The McCloskey family have made it clear, time and again, that they are avid supporters of #BLM. In fact, Mark McCloskey is on record as having said that there was no problem at all until white people in the crowd began to get aggressive. Obviously, the issue at hand is whether or not this was an instance in which displaying a firearm was a legally defensible act. It will be up to the courts to decide if this pair of attorneys will face jail time, fines, or apologies. No one in the mob of protestors has been charged with any crime.

There is another component to the story that has to be understood, however. The #BLM project, along with its sibling movements, spawned by a generation reared on critical theory, is a deeply religious movement. Because the soul/identity is at the center of the battle, the religious structure is unavoidable. 

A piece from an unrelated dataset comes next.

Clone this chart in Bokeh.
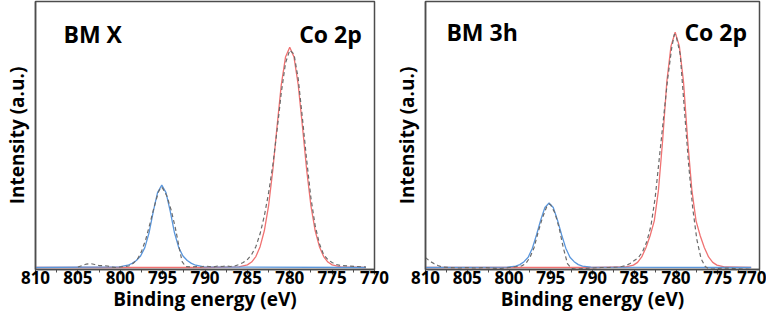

In 2017, John McWhorter, responding to Ta-Nehisi Coates’ winsome call for reparations said, “Antiracism parallels religion also in a proselytizing impulse. Key to being an Antiracist is a sense that there is always a flock of unconverted heathen “out there,” as it is often put about the whites who were so widely feared as possibly keeping Barack Obama from being elected (twice). One is blessed with, as it were, the Good News in being someone who “gets it,” complete with the Acknowledging.”

But that is not all. The #BLM movement is not simply religious; it is fundamentalist. That is why it is iconoclastic. And the story of the McCloskeys is a story about images that are being torn down. There is a house within which these protest movements live; the house is called Meta-modernism. Meta-modernism attempts to draw from and critique both of its parents, Modernism and Post-modernism. The problem, of course, is that it has no standard by which to determine what is salvageable and what should be composted. The only supra-cultural and eternal standard is the Word of God. The tragic result is a kind of epistemological bride of Frankenstein: a horrific conglomerate of religious fundamentalism and certainty combined with unilateral and arbitrary deconstruction. 

A perfect example would be the tearing down of the statue of Ulysses S. Grant in San Francisco this past June. The protestors spray-painted ACAB (All Cops are Bastards) on the base of the statue, proving the point that if the general of the Union army is said to be a racist, a cop, or a bastard, by the new religious reformers, there is nothing anyone can do about it except to say Amen. To disagree would be heresy and heretics in this new Salem are burned at the stake. All the world torn down and renamed. Nomen Catholics.

Any opposition to this anti-intellectual fervor is either silenced or re-named as intolerance, criminal speech, or racism. St. Louis Prosecutor, Kim Gardner, said, concerning the McCloskey event, “Make no mistake, we will not tolerate the use of force against those exercising their First Amendment rights, and will use the full power of Missouri law to hold people accountable.” 

What is going on?

The McCloskeys, despite their willingness to recite the necessary catechisms of the intolerazis, have the unfortunate pleasure of belonging to a certain era of icons. The image of a man on the marble steps of his mansion, holding a weapon in legal defense of his property has been decried as an image of injustice, not justice. 

A Marxist critique teaches the readers to notice symbols of power in order to identify antagonists. The presence of a gun is a sign that this person takes with artificial power that which would not naturally be his . . . or so the story goes. There is no need for explanation as to why he has the gun. There are key elements that tell the only story that needs to be told. McCloskey had a gun. The end. McCloskey was white. The end. McCloskey was angry and male. The end. McCloskey was defending property and wealth which he described as being his. The end. If the McCloskeys are exonerated, will Kim Gardner offer an apology for not committing the city of St. Louis to a zero tolerance policy over force being used against those exercising their Second Amendment rights? Will she use the full power of Missouri law to hold people accountable? Let’s hope so. 

Perhaps it will come out that the McCloskeys are horrible people who did horrible and illegal things to the peaceful protestors who were trespassing and threatening them. Even if it’s as bad as all that, it won’t change the unpardonable sin the McCloskeys are guilty of committing: looking too much like an America that has been condemned by the Ministry of Truth.